The Q projection is easiest to approximate (smallest perplexity increase), while the V projection is hardest (largest increase)—consistent with the functional distinctions among Q/K/V observed in mechanistic interpretability research.
Width \(w=3\) suffices; additional rotors yield diminishing returns.
LLaMA-3 is harder to approximate than LLaMA-2, possibly because its projection layers encode more complex functionality.

Highlights & Insights¶

Mathematical Elegance: Grounding the work in Clifford algebra—a well-established mathematical framework—formalizes the "minimal primitives" of linear layers as bivectors. The \(O(\log^2 d)\) parameter complexity arises naturally from the exponential dimensional lift of Clifford algebra (\(n\)-dimensional space generates a \(2^n\)-dimensional algebra), yielding a result that is both natural and elegant.
Differentiable Invariant Decomposition constitutes the key technical contribution: it eliminates truncation errors in the exponential map and ensures gradient flow throughout.
A New Perspective on Linear Layers: Rather than asking "how to compress," this work asks "what are the essential degrees of freedom of a linear transformation?"—the answer being a small number of planar rotations.

Limitations & Future Work¶

The approach is not yet a practical drop-in replacement—system-level integration (e.g., custom CUDA kernels) would be required to realize speed advantages.
Evaluation is limited to Q/K/V projections; the FFN layers, which account for the majority of linear layer parameters, remain untested.
\(d\) must be a power of two for clean embedding decomposition; arbitrary dimensions require padding.
Training proceeds by distilling/approximating existing weights rather than training from scratch—whether rotor parameterization supports efficient training from random initialization remains unverified.
Convergence analysis is absent; the optimization landscape of multi-rotor compositions may exhibit local optima.

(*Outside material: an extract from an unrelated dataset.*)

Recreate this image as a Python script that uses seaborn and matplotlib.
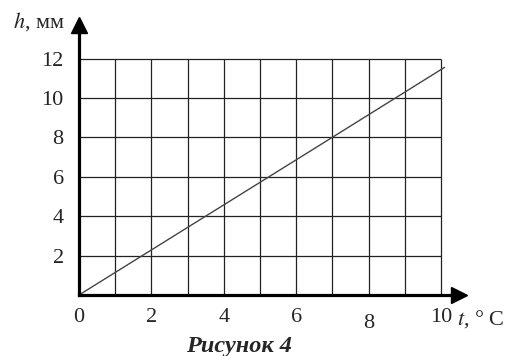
import numpy as np
import pandas as pd
import matplotlib
matplotlib.use("Agg")
import matplotlib.pyplot as plt
import matplotlib.transforms as mtransforms
import seaborn as sns

# data
t_vals = [0, 7, 10.1]          # temperature, °C
h_vals = [0, 8, 11.55]         # height, mm
x_ticks = [0, 2, 4, 6, 8, 10]
y_ticks = [2, 4, 6, 8, 10, 12]
x_grid = [1, 2, 3, 4, 5, 6, 7, 8, 9, 10]
y_grid = [2, 4, 6, 8, 10, 12]

df = pd.DataFrame({"t": t_vals, "h": h_vals})

sns.set_style("white")
plt.rcParams['font.family'] = ['Liberation Serif', 'DejaVu Serif']
plt.rcParams['mathtext.fontset'] = 'stix'

fig = plt.figure(figsize=(5.14, 3.56), dpi=100)
ax = fig.add_axes([79 / 514, 61 / 356, 380 / 514, 270 / 356])
ax.set_xlim(0, 10.5)
ax.set_ylim(0, 13.7)

# grid cells
ax.vlines(x_grid, 0, 12, color="#222222", lw=0.9)
ax.hlines(y_grid, 0, 10, color="#222222", lw=0.9)

sns.lineplot(data=df, x="t", y="h", ax=ax, color="#444444", lw=1.0)

# axes with arrows
for s in ["top", "right"]:
    ax.spines[s].set_visible(False)
for s in ["left", "bottom"]:
    ax.spines[s].set_linewidth(2.3)
    ax.spines[s].set_color("black")
ax.plot(1, 0, ">k", ms=11, transform=ax.get_yaxis_transform(), clip_on=False)
ax.plot(0, 1, "^k", ms=11, transform=ax.get_xaxis_transform(), clip_on=False)

ax.set_xticks(x_ticks)
ax.set_xticklabels([str(v) for v in x_ticks], fontsize=16)
ax.set_yticks(y_ticks)
ax.set_yticklabels([str(v) for v in y_ticks], fontsize=16)
ax.tick_params(axis="both", length=0)
ax.tick_params(axis="x", pad=9)
ax.tick_params(axis="y", pad=11)
ax.set_xlabel("")
ax.set_ylabel("")

# in the original the "8" sits a little lower than the other labels
lbl8 = ax.get_xticklabels()[4]
lbl8.set_transform(lbl8.get_transform() +
                   mtransforms.ScaledTranslation(0, -6 / 100, fig.dpi_scale_trans))

fig.text(13 / 514, 1 - 28 / 356, "$h$, мм", fontsize=16, va="baseline")
fig.text(457 / 514, 1 - 325 / 356, "$t$, ° C", fontsize=16, va="baseline")
fig.text(239 / 514, 1 - 352 / 356, "Рисунок 4", fontsize=17.5,
         fontweight="bold", fontstyle="italic", ha="center", va="baseline")

fig.savefig("out.png", dpi=100)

vs. LoRA: LoRA assumes low-rank weight updates; rotors assume that transformations can be composed from planar rotations. The two approaches are orthogonal and may be combinable.
vs. Block-Hadamard: Block-Hadamard uses structured orthogonal matrices; rotors also yield orthogonal transformations but with a distinct parameterization. Performance is comparable, but rotors use far fewer parameters.
vs. Other Applications of Geometric Algebra in Deep Learning: Clifford layers in GANs (Ruhe et al.) target equivariance, whereas this work targets parameter efficiency and decomposability.

Rating¶

Novelty: ⭐⭐⭐⭐⭐ Introducing Clifford algebra to LLM parameter efficiency represents a genuinely novel perspective with rigorous mathematical foundations.
Experimental Thoroughness: ⭐⭐⭐ Proof-of-concept level; lacks experiments on training from scratch, broader model coverage, and inference speed comparisons.
Writing Quality: ⭐⭐⭐⭐ Mathematical derivations are clear, though the presentation poses a high barrier for readers unfamiliar with Clifford algebra.
Value: ⭐⭐⭐⭐ Opens a new direction for understanding and compressing linear layers, though practical utility requires further validation.